Atlas Shrugged LO9865

Tue, 10 Sep 96 09:25:59 EST

Replying to LO9839 --

I didn't realize that this thread (which I started after reading 1/2
or the book) would continue with such extreme viewpoints. Now that
I've just completed the book and have integrated many of the thoughts
in the book, let me share with you my viewpoint(s).

1. We have to recognize the society Ayn Rand was flourishing in at
the time of writing. I'm not a historian, but wasn't the late 50's
early sixties a time of socialism vs capitalism. Unions being formed
and socialist governments (mainly USSR) taking control. The vision
Ayn saw and postulates against in the book is the "Peoples' United
States". She takes the takeover by governments and the regulation of
output by any one person excelling any others to an extreme to share
her points. If, as the socialists were saying at the time, every man
is equal and deserves the same rewards as the next. No one person, no
matter how valuable, not matter how intellegent or productive,
deserves to outshine others. This is the philosophy that Rand was
against in her book.

2. She recognized the value of the individual, and the importance of
every individual to excell at their own best. To become the best they
can be!

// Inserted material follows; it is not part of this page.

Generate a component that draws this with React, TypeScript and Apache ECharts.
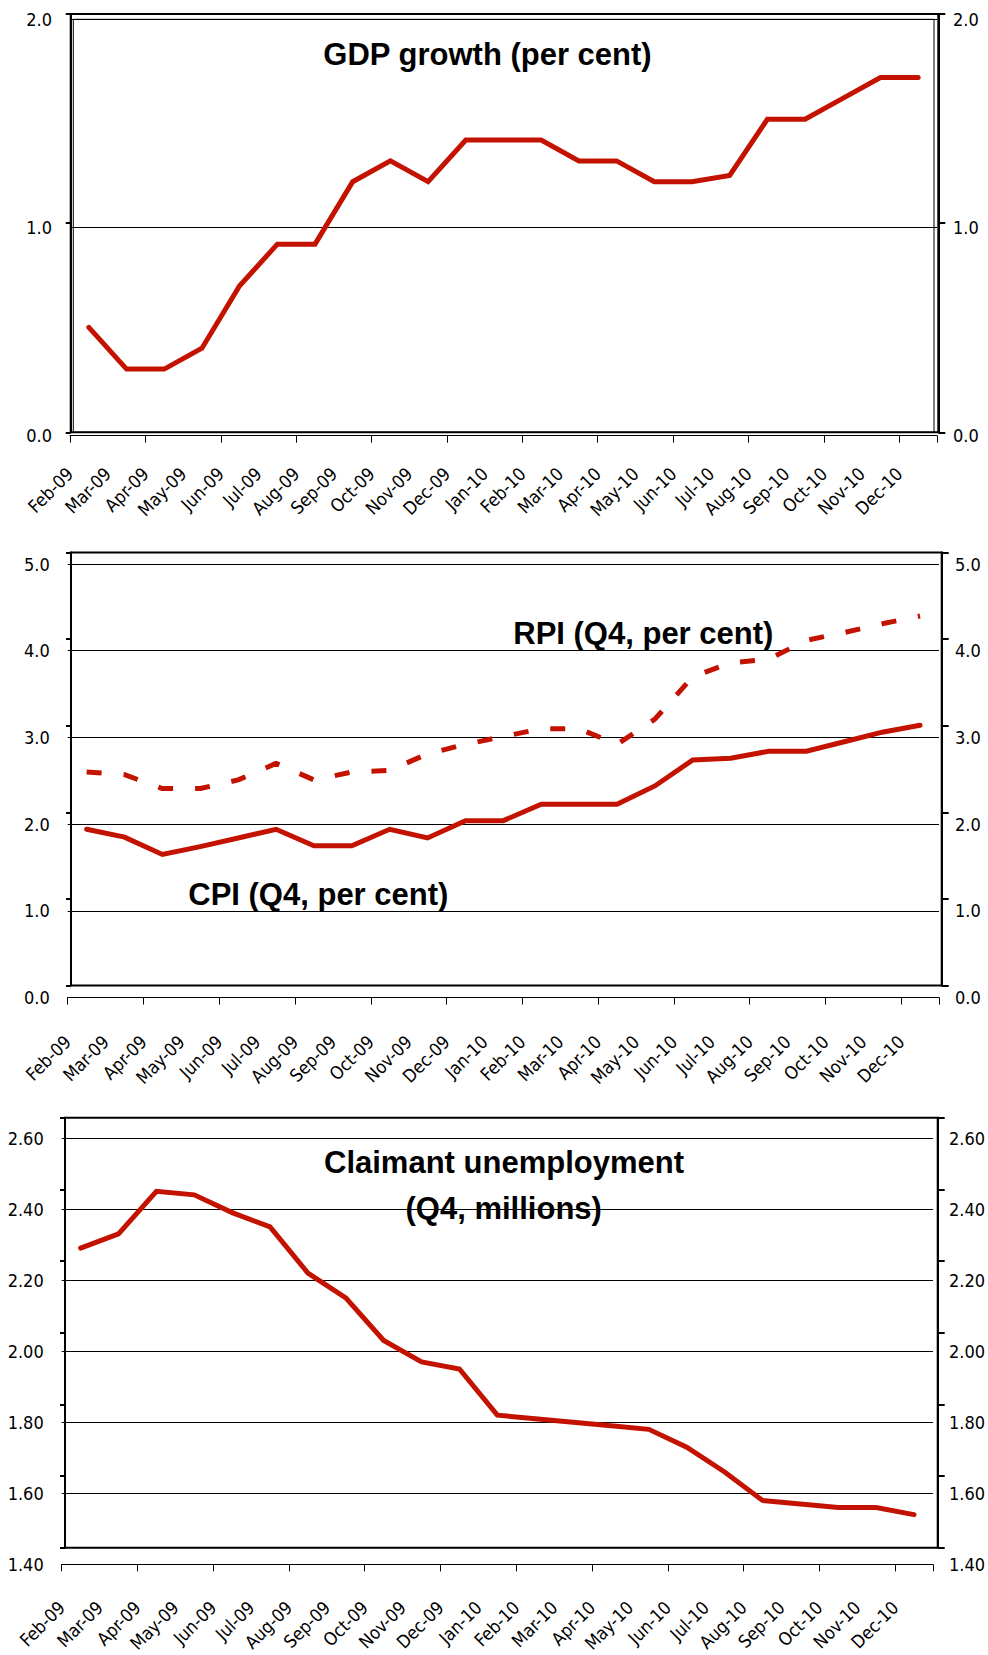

I'm not yet an expert on Rand, but from that book, I saw an
individual Galt, who saw the potential future and took action...he
contacted some of the people who were intelligent, productive, and
valuable to themselves and hence to society. He shared with them his
vision and they agreed to leave society for an ideal society formed of
people who shared this vision. Galt spent only one month a year in
the ideal society, the other 11 he spent in the real world.

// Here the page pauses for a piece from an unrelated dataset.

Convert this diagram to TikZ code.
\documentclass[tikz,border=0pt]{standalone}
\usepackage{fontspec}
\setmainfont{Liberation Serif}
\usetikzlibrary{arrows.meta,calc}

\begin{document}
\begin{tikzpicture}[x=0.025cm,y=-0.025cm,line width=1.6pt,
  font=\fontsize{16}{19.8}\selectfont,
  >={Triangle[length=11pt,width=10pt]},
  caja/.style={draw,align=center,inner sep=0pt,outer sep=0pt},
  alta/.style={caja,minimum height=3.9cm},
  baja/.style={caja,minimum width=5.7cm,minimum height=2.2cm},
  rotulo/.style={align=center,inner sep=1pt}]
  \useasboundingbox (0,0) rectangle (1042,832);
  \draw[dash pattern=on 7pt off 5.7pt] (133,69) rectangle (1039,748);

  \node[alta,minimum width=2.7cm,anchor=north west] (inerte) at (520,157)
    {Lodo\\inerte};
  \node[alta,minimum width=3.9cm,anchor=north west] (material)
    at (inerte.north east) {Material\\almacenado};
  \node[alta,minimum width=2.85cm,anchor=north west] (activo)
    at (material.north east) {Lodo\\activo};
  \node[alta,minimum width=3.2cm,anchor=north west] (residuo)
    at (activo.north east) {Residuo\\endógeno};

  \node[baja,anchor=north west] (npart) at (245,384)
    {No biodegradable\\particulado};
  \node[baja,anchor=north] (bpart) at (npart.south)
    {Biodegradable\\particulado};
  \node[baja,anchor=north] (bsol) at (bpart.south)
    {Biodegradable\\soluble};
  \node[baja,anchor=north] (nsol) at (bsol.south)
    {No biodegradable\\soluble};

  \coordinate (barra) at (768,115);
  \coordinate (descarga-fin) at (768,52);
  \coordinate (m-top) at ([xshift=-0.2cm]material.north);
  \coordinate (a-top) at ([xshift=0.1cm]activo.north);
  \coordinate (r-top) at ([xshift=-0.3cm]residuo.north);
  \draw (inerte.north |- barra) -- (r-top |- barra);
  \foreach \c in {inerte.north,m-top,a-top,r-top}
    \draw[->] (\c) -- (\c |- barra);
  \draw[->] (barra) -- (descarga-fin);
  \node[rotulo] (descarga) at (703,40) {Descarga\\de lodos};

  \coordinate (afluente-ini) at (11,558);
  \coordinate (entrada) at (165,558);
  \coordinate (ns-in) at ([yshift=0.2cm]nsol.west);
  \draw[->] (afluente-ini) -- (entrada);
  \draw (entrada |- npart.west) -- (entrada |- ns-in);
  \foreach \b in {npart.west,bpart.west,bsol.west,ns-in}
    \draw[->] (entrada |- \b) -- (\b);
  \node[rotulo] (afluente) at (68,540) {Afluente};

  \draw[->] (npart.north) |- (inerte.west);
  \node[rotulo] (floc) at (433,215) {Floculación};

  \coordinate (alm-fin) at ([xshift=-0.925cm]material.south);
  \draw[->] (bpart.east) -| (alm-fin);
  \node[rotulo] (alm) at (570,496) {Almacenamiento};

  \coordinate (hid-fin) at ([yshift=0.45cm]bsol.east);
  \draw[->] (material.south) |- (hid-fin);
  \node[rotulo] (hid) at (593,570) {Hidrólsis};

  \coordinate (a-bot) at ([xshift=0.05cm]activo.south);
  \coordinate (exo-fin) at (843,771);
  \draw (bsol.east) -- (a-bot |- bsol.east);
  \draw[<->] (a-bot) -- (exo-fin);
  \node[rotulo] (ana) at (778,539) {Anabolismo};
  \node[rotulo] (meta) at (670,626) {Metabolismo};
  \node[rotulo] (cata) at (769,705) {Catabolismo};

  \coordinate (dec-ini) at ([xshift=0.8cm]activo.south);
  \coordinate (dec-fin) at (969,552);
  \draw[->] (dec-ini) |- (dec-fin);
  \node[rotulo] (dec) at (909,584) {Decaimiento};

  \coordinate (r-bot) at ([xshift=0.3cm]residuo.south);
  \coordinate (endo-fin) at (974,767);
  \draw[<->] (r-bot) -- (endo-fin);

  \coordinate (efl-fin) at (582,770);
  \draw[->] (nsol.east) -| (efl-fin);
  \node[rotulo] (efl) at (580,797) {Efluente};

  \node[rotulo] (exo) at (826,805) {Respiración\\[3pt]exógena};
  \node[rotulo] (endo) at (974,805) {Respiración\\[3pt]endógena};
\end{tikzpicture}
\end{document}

3. Very few people are truly unselfish. People give to charity to
feel better about their own lot, and not feel guilty about their
wealth vs the have-nots. What Rand said is that's ok. It's ok to be
selfish, and recognize it. When people really start to recognize that
they get more back when they give to someone else, that's the real

4. The Learning Organization Galt created, was demonstrated by the
end of the book when all the group leaves the ideal society to rescue
Galt. It was an organization of free-will, of reward for results,
without punishment.

Someone used Adolph Hitler as an example of a learning organization
like the one Galt created. Hitler did not create a learning
organization. He created a disciplined organization who would do
anything (literally) because of the fear for their own futures.
People were not rewarded for learning. People were actually told not
to think.

Hitler tried changing the world by direct action (war) on the world.
Galt just removed the most productive people in the society. The
producers. And society crumbled on its own.

I look forward to reading the Fountainhead.